■ To do ■
Copy out all of the data exactly as it appears.

[Source code of charts]

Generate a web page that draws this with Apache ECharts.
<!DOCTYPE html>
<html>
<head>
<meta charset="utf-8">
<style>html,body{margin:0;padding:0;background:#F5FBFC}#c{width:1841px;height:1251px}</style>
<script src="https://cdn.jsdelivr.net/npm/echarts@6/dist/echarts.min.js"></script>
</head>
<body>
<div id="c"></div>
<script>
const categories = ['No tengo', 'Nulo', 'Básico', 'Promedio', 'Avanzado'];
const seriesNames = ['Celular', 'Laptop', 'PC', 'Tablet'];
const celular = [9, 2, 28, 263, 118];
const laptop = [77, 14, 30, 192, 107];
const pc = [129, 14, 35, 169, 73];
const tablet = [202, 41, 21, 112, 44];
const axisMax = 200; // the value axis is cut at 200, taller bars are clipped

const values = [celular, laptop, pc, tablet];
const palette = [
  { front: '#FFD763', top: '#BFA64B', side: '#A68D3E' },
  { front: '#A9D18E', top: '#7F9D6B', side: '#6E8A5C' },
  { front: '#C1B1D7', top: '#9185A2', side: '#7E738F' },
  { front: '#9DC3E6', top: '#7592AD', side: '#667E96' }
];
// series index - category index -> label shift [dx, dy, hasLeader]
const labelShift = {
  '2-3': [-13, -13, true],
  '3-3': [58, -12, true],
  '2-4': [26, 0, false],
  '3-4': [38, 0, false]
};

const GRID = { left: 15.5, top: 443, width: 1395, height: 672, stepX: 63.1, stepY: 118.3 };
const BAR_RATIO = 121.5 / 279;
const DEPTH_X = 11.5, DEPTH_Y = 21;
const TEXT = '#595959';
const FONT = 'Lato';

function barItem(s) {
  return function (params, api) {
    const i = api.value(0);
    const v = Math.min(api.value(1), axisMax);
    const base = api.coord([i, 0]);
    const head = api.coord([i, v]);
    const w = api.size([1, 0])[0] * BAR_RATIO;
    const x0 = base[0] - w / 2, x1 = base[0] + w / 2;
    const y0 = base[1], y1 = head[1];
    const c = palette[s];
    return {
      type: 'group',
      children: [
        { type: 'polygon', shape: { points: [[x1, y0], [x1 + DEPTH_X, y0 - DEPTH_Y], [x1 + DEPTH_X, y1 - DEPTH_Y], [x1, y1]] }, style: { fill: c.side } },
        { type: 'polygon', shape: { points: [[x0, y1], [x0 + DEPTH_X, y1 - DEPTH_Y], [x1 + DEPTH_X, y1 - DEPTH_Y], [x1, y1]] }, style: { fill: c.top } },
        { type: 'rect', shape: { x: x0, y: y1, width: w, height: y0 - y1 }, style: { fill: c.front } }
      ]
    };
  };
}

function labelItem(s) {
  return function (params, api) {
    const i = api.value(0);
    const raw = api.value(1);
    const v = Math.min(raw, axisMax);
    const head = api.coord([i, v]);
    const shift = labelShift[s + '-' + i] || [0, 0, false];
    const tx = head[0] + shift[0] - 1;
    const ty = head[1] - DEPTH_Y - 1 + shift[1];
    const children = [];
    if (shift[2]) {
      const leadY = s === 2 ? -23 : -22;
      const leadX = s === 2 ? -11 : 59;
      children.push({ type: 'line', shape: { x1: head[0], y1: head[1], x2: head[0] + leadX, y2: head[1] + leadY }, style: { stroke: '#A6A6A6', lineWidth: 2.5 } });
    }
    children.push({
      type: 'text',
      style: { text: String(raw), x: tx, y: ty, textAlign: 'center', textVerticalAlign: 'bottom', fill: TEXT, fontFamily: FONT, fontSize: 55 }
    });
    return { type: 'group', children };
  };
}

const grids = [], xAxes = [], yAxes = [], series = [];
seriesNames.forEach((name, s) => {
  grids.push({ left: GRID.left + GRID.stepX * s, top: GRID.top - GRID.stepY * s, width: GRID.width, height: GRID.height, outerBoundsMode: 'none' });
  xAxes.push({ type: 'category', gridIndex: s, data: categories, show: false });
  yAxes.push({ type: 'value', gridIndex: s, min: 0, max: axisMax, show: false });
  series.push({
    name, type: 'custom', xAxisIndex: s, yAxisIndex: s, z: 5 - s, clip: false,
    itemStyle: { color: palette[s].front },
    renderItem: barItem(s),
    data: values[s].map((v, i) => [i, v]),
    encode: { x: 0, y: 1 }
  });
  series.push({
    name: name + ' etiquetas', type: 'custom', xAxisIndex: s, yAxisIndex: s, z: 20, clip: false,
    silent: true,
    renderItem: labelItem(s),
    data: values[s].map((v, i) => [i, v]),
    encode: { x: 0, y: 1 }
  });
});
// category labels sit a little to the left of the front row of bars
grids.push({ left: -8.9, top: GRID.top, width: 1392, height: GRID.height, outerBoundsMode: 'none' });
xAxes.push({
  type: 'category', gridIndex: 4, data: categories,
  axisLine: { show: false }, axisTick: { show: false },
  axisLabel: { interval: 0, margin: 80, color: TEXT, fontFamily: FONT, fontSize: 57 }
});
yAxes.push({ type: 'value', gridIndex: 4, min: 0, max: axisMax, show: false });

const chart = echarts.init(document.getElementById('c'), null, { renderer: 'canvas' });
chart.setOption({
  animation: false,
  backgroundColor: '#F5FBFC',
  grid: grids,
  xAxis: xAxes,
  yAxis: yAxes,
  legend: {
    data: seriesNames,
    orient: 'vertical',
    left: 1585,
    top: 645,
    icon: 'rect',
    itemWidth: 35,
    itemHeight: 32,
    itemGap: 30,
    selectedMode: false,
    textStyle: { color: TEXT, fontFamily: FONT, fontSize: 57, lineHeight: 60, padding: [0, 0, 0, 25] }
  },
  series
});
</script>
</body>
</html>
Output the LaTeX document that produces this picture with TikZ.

■ Answer in full ■
Generate a web page that draws this with Apache ECharts.
<!DOCTYPE html>
<html>
<head>
<meta charset="utf-8">
<style>html,body{margin:0;padding:0;background:#F5FBFC}#c{width:1841px;height:1251px}</style>
<script src="https://cdn.jsdelivr.net/npm/echarts@6/dist/echarts.min.js"></script>
</head>
<body>
<div id="c"></div>
<script>
const categories = ['No tengo', 'Nulo', 'Básico', 'Promedio', 'Avanzado'];
const seriesNames = ['Celular', 'Laptop', 'PC', 'Tablet'];
const celular = [9, 2, 28, 263, 118];
const laptop = [77, 14, 30, 192, 107];
const pc = [129, 14, 35, 169, 73];
const tablet = [202, 41, 21, 112, 44];
const axisMax = 200; // the value axis is cut at 200, taller bars are clipped

const values = [celular, laptop, pc, tablet];
const palette = [
  { front: '#FFD763', top: '#BFA64B', side: '#A68D3E' },
  { front: '#A9D18E', top: '#7F9D6B', side: '#6E8A5C' },
  { front: '#C1B1D7', top: '#9185A2', side: '#7E738F' },
  { front: '#9DC3E6', top: '#7592AD', side: '#667E96' }
];
// series index - category index -> label shift [dx, dy, hasLeader]
const labelShift = {
  '2-3': [-13, -13, true],
  '3-3': [58, -12, true],
  '2-4': [26, 0, false],
  '3-4': [38, 0, false]
};

const GRID = { left: 15.5, top: 443, width: 1395, height: 672, stepX: 63.1, stepY: 118.3 };
const BAR_RATIO = 121.5 / 279;
const DEPTH_X = 11.5, DEPTH_Y = 21;
const TEXT = '#595959';
const FONT = 'Lato';

function barItem(s) {
  return function (params, api) {
    const i = api.value(0);
    const v = Math.min(api.value(1), axisMax);
    const base = api.coord([i, 0]);
    const head = api.coord([i, v]);
    const w = api.size([1, 0])[0] * BAR_RATIO;
    const x0 = base[0] - w / 2, x1 = base[0] + w / 2;
    const y0 = base[1], y1 = head[1];
    const c = palette[s];
    return {
      type: 'group',
      children: [
        { type: 'polygon', shape: { points: [[x1, y0], [x1 + DEPTH_X, y0 - DEPTH_Y], [x1 + DEPTH_X, y1 - DEPTH_Y], [x1, y1]] }, style: { fill: c.side } },
        { type: 'polygon', shape: { points: [[x0, y1], [x0 + DEPTH_X, y1 - DEPTH_Y], [x1 + DEPTH_X, y1 - DEPTH_Y], [x1, y1]] }, style: { fill: c.top } },
        { type: 'rect', shape: { x: x0, y: y1, width: w, height: y0 - y1 }, style: { fill: c.front } }
      ]
    };
  };
}

function labelItem(s) {
  return function (params, api) {
    const i = api.value(0);
    const raw = api.value(1);
    const v = Math.min(raw, axisMax);
    const head = api.coord([i, v]);
    const shift = labelShift[s + '-' + i] || [0, 0, false];
    const tx = head[0] + shift[0] - 1;
    const ty = head[1] - DEPTH_Y - 1 + shift[1];
    const children = [];
    if (shift[2]) {
      const leadY = s === 2 ? -23 : -22;
      const leadX = s === 2 ? -11 : 59;
      children.push({ type: 'line', shape: { x1: head[0], y1: head[1], x2: head[0] + leadX, y2: head[1] + leadY }, style: { stroke: '#A6A6A6', lineWidth: 2.5 } });
    }
    children.push({
      type: 'text',
      style: { text: String(raw), x: tx, y: ty, textAlign: 'center', textVerticalAlign: 'bottom', fill: TEXT, fontFamily: FONT, fontSize: 55 }
    });
    return { type: 'group', children };
  };
}

const grids = [], xAxes = [], yAxes = [], series = [];
seriesNames.forEach((name, s) => {
  grids.push({ left: GRID.left + GRID.stepX * s, top: GRID.top - GRID.stepY * s, width: GRID.width, height: GRID.height, outerBoundsMode: 'none' });
  xAxes.push({ type: 'category', gridIndex: s, data: categories, show: false });
  yAxes.push({ type: 'value', gridIndex: s, min: 0, max: axisMax, show: false });
  series.push({
    name, type: 'custom', xAxisIndex: s, yAxisIndex: s, z: 5 - s, clip: false,
    itemStyle: { color: palette[s].front },
    renderItem: barItem(s),
    data: values[s].map((v, i) => [i, v]),
    encode: { x: 0, y: 1 }
  });
  series.push({
    name: name + ' etiquetas', type: 'custom', xAxisIndex: s, yAxisIndex: s, z: 20, clip: false,
    silent: true,
    renderItem: labelItem(s),
    data: values[s].map((v, i) => [i, v]),
    encode: { x: 0, y: 1 }
  });
});
// category labels sit a little to the left of the front row of bars
grids.push({ left: -8.9, top: GRID.top, width: 1392, height: GRID.height, outerBoundsMode: 'none' });
xAxes.push({
  type: 'category', gridIndex: 4, data: categories,
  axisLine: { show: false }, axisTick: { show: false },
  axisLabel: { interval: 0, margin: 80, color: TEXT, fontFamily: FONT, fontSize: 57 }
});
yAxes.push({ type: 'value', gridIndex: 4, min: 0, max: axisMax, show: false });

const chart = echarts.init(document.getElementById('c'), null, { renderer: 'canvas' });
chart.setOption({
  animation: false,
  backgroundColor: '#F5FBFC',
  grid: grids,
  xAxis: xAxes,
  yAxis: yAxes,
  legend: {
    data: seriesNames,
    orient: 'vertical',
    left: 1585,
    top: 645,
    icon: 'rect',
    itemWidth: 35,
    itemHeight: 32,
    itemGap: 30,
    selectedMode: false,
    textStyle: { color: TEXT, fontFamily: FONT, fontSize: 57, lineHeight: 60, padding: [0, 0, 0, 25] }
  },
  series
});
</script>
</body>
</html>
Output the LaTeX document that produces this picture with TikZ.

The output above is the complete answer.